▸ WHAT TO DO
In the listing below, locate the line that contains "Generate a component" and the line that contains "ReferenceLine, ReferenceArea, Customized". Restate word for word those two lines and every line between them, and nothing else.
----------------
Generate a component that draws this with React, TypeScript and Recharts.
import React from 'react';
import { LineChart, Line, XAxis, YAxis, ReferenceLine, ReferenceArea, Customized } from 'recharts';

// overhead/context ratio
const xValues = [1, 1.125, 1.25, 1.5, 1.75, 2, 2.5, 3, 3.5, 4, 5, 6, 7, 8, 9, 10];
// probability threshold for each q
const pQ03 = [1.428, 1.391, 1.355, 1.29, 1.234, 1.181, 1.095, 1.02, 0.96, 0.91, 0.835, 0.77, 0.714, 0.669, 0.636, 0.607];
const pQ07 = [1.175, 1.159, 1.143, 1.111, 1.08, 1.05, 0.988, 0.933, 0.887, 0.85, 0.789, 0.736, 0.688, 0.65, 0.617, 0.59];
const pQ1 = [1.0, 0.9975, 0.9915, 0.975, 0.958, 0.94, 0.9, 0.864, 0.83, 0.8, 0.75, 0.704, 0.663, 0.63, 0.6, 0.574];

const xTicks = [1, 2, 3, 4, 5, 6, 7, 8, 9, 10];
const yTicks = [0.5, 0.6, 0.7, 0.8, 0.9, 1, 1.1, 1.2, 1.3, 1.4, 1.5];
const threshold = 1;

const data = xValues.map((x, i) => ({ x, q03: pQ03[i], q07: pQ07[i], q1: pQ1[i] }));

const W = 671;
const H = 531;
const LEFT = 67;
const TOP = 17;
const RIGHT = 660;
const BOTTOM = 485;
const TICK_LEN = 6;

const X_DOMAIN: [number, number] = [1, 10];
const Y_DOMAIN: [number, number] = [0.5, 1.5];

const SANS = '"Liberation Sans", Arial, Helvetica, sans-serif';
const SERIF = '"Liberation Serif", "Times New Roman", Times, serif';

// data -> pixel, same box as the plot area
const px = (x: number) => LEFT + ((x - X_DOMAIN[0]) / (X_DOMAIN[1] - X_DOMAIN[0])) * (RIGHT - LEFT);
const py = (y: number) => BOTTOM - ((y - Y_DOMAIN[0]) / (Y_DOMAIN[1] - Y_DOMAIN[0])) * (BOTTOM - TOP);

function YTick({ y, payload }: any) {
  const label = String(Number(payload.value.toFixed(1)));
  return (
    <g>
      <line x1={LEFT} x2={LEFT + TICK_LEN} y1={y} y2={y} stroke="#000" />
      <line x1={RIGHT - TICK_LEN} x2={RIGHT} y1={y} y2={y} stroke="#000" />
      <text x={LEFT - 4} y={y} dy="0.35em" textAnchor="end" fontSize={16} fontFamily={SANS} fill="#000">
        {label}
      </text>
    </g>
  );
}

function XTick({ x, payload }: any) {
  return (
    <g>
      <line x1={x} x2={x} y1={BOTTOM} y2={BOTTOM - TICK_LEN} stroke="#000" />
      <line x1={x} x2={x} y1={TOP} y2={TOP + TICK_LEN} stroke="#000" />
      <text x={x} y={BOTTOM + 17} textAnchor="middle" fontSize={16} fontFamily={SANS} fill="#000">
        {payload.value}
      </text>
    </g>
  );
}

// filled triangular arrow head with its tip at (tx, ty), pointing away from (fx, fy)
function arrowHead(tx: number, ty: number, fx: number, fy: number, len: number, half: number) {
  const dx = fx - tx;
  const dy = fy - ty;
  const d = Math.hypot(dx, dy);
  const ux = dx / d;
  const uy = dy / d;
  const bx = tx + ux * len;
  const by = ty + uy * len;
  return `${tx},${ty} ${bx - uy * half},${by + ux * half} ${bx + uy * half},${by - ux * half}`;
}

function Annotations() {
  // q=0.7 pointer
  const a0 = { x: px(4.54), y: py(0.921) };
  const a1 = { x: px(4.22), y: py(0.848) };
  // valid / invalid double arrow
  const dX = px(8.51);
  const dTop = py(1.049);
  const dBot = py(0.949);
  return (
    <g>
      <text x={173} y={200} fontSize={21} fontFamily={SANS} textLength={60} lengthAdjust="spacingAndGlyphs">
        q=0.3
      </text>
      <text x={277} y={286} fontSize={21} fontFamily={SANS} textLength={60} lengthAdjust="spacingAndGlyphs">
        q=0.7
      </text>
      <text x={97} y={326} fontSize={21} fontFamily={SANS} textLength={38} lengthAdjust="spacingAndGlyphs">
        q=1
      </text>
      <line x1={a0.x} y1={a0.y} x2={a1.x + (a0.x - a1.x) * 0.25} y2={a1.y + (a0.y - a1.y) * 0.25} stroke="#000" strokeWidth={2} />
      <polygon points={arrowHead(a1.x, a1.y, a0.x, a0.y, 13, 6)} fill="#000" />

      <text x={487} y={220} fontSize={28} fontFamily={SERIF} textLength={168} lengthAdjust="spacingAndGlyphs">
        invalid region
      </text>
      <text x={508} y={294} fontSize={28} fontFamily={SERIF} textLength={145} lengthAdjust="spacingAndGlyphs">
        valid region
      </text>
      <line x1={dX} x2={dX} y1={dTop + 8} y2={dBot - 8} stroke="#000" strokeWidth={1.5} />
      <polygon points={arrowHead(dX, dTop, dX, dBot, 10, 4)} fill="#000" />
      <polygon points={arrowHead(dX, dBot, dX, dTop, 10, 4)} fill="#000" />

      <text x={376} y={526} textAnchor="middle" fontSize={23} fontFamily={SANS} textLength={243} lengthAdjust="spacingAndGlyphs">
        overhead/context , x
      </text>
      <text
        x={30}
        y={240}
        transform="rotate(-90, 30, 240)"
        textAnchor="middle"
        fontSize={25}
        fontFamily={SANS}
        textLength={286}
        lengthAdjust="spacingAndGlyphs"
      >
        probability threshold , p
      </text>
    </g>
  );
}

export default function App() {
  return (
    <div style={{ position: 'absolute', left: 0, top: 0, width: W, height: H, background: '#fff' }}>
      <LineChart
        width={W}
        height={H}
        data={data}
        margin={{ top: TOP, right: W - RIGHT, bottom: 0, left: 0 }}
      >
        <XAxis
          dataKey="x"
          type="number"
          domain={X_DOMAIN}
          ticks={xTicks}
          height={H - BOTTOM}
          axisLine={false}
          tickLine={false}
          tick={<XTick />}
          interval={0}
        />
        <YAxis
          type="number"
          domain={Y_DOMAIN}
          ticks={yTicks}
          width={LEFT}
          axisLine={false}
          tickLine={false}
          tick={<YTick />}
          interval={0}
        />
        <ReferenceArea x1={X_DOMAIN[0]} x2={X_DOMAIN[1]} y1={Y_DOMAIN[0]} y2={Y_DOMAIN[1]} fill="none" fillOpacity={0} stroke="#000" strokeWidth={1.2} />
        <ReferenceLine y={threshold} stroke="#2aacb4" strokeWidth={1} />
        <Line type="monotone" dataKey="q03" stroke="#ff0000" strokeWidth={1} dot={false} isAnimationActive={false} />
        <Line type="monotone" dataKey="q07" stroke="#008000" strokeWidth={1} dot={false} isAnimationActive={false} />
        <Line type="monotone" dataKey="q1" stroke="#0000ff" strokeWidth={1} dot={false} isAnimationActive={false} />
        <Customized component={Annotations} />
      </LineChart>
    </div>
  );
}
----------------
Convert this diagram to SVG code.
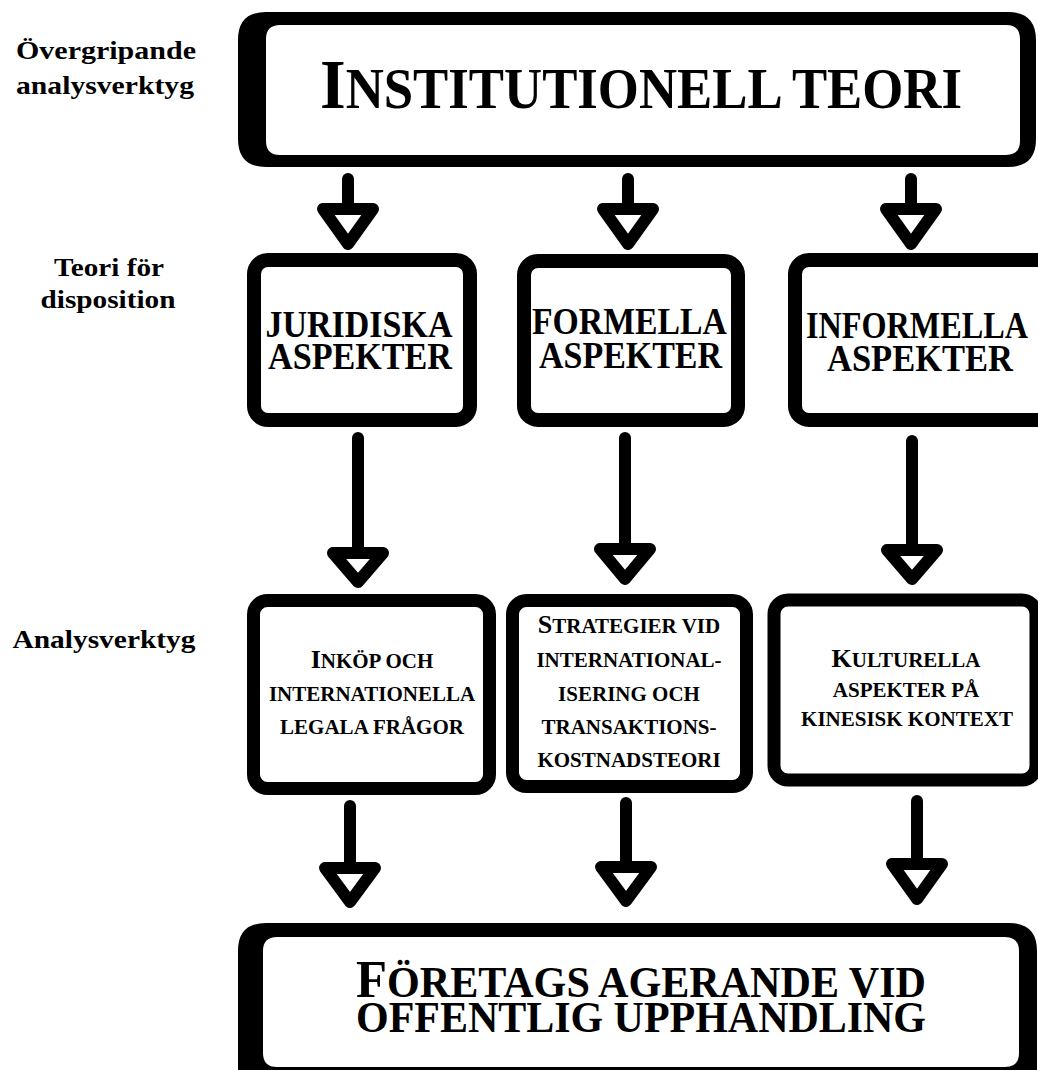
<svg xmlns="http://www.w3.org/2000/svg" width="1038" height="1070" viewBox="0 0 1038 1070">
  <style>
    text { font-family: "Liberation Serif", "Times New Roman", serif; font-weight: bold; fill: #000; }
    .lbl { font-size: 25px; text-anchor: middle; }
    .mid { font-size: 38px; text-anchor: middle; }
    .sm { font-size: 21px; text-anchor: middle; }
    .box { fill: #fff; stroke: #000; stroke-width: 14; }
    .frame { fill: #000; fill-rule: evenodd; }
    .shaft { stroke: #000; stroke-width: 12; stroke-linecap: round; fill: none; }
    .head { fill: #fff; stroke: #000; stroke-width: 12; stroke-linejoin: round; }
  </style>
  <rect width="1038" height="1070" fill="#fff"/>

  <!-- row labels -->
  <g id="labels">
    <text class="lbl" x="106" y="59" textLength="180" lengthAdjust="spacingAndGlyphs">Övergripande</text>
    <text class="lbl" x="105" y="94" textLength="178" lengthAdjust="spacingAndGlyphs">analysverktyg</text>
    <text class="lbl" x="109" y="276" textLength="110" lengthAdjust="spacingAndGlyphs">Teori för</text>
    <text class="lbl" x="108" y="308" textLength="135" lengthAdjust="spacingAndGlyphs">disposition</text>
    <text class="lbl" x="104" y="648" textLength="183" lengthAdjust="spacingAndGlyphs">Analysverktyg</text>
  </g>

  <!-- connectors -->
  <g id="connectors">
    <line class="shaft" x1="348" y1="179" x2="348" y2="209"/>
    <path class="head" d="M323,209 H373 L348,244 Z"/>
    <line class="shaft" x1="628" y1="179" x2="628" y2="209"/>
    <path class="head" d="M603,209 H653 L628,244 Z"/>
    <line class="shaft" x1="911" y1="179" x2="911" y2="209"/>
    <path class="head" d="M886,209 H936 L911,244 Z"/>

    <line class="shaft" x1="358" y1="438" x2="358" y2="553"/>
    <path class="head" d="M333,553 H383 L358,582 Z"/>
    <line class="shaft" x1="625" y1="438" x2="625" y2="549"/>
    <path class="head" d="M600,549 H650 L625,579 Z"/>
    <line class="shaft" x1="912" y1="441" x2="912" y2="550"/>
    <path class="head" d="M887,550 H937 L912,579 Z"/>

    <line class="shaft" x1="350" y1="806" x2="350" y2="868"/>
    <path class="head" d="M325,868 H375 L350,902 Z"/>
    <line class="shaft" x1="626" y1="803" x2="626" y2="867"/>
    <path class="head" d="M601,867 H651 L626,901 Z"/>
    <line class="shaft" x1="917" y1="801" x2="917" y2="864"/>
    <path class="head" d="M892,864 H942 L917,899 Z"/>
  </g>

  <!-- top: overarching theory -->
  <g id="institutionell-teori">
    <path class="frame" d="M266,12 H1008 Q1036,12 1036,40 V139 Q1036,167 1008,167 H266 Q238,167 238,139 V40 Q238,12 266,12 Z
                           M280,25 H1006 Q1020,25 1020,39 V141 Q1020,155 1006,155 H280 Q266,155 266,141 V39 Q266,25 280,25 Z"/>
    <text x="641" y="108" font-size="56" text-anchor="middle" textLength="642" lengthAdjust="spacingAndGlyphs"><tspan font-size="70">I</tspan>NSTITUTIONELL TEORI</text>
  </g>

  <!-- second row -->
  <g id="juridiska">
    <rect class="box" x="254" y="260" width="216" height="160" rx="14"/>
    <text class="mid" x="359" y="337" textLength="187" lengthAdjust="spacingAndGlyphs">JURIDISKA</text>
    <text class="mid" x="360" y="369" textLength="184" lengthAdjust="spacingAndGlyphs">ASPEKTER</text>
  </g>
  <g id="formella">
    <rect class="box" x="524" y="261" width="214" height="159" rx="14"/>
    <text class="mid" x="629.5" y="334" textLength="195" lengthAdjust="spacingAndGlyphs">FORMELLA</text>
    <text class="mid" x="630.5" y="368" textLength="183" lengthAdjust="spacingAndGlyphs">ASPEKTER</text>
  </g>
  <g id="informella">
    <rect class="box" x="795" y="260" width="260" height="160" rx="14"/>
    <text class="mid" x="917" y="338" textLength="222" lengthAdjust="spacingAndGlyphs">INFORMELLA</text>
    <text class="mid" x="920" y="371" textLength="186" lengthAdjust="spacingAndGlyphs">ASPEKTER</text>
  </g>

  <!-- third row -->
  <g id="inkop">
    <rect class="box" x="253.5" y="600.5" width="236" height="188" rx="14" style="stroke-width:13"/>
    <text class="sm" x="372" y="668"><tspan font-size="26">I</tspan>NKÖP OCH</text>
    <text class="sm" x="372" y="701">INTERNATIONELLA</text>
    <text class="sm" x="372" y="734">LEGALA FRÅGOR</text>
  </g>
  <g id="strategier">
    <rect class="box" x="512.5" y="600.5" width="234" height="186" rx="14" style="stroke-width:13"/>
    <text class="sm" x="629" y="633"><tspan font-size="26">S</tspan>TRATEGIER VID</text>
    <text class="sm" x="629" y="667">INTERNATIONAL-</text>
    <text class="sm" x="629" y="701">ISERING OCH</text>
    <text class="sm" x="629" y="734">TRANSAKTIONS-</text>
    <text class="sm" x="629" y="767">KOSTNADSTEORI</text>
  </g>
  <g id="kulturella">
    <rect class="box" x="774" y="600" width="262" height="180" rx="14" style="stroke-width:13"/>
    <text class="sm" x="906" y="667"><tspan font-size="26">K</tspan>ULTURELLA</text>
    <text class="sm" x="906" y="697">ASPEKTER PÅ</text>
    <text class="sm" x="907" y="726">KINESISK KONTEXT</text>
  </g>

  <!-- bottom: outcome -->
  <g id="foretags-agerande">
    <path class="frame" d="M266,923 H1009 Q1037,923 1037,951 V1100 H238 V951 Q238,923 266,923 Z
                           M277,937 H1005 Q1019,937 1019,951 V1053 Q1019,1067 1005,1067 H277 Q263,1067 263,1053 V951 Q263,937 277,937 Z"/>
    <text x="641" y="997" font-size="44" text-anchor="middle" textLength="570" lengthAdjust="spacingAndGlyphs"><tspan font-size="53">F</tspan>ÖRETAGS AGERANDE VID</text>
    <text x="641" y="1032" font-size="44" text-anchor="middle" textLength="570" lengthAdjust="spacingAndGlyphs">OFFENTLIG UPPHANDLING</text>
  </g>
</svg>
----------------
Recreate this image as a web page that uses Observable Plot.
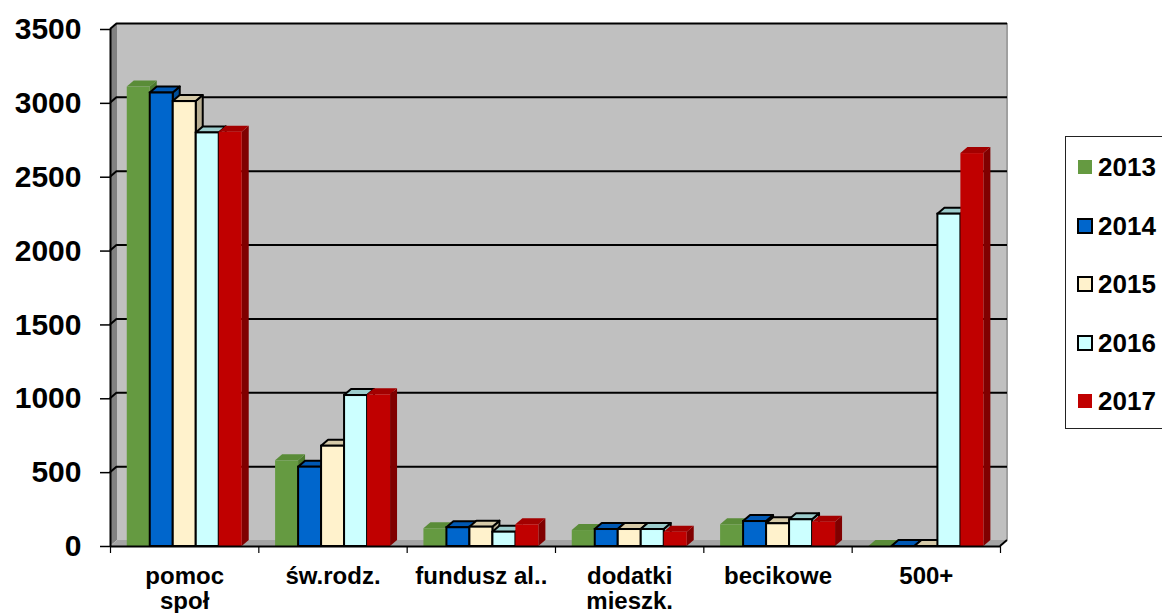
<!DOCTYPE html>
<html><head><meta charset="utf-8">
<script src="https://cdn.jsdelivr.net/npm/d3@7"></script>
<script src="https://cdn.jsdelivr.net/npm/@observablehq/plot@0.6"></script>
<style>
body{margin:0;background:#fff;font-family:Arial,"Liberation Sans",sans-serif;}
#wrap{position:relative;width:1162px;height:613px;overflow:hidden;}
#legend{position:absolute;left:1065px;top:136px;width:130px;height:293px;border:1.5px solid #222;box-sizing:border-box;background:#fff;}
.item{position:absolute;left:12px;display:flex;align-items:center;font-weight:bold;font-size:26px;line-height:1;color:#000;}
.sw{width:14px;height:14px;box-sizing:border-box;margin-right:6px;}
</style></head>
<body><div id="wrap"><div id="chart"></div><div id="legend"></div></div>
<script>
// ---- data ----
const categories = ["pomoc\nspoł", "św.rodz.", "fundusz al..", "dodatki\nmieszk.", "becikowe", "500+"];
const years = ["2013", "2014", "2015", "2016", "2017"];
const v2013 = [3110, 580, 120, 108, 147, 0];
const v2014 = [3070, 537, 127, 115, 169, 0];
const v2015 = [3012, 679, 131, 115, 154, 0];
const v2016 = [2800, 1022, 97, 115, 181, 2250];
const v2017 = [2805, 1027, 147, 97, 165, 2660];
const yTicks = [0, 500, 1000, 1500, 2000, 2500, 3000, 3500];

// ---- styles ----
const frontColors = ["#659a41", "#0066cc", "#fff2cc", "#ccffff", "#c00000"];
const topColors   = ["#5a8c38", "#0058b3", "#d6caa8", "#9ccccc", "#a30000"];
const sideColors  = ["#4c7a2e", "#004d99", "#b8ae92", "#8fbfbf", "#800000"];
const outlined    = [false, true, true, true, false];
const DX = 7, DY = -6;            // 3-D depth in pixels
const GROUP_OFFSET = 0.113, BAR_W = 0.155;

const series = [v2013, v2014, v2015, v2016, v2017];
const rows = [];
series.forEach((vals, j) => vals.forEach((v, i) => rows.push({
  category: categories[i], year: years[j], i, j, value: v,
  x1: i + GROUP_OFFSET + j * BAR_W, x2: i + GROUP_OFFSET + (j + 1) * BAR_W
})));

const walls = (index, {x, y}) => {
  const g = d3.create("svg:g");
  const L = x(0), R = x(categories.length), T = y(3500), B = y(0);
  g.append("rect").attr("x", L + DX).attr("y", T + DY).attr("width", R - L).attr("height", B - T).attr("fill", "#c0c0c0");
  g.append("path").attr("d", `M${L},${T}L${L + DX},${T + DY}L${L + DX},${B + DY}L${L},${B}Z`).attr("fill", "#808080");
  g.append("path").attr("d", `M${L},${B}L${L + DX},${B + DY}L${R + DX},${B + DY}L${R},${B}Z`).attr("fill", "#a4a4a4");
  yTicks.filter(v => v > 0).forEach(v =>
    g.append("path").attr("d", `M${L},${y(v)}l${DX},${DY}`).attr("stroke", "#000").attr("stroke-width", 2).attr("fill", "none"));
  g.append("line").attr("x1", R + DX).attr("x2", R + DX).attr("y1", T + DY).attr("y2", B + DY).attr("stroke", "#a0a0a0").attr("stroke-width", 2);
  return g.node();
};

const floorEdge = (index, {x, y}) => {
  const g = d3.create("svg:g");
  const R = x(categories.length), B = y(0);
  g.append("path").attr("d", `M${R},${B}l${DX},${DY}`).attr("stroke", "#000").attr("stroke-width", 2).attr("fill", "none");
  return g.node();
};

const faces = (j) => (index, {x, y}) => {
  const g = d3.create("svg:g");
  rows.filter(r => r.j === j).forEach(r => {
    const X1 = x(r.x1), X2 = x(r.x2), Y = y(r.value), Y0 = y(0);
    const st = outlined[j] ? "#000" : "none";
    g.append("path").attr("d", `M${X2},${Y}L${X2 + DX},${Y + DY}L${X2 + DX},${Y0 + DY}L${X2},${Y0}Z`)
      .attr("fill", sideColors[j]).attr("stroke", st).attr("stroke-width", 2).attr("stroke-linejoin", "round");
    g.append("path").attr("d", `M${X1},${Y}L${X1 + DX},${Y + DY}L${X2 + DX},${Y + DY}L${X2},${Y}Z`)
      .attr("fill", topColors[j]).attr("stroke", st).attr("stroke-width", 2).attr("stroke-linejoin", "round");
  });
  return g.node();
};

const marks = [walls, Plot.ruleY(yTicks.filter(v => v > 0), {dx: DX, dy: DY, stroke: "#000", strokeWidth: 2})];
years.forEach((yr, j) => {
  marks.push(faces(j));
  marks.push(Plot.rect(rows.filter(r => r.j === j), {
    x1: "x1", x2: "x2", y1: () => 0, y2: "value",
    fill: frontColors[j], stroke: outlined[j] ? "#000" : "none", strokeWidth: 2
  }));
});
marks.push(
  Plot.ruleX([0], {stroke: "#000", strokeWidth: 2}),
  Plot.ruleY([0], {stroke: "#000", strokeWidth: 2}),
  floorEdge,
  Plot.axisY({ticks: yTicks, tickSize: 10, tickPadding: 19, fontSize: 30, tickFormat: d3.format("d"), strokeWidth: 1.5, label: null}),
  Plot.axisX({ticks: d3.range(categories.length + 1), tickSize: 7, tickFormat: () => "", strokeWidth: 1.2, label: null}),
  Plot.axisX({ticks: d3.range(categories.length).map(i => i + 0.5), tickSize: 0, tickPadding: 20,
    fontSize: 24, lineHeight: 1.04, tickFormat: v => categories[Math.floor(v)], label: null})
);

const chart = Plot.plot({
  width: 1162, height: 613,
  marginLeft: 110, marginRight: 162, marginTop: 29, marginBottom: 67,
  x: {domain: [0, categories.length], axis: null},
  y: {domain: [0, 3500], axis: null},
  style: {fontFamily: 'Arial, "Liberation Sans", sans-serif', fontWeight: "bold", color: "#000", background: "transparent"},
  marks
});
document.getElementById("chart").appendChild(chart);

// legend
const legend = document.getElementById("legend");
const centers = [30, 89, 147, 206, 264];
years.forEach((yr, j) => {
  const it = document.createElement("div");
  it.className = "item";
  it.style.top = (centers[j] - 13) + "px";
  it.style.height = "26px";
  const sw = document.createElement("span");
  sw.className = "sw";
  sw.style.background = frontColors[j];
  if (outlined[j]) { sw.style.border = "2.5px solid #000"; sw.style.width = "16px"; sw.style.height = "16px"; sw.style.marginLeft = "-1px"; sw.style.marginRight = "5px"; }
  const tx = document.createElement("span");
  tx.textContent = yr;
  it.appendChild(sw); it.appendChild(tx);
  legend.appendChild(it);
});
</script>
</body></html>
----------------
▸ RESPONSE TO THIS EXERCISE
Generate a component that draws this with React, TypeScript and Recharts.
import React from 'react';
import { LineChart, Line, XAxis, YAxis, ReferenceLine, ReferenceArea, Customized } from 'recharts';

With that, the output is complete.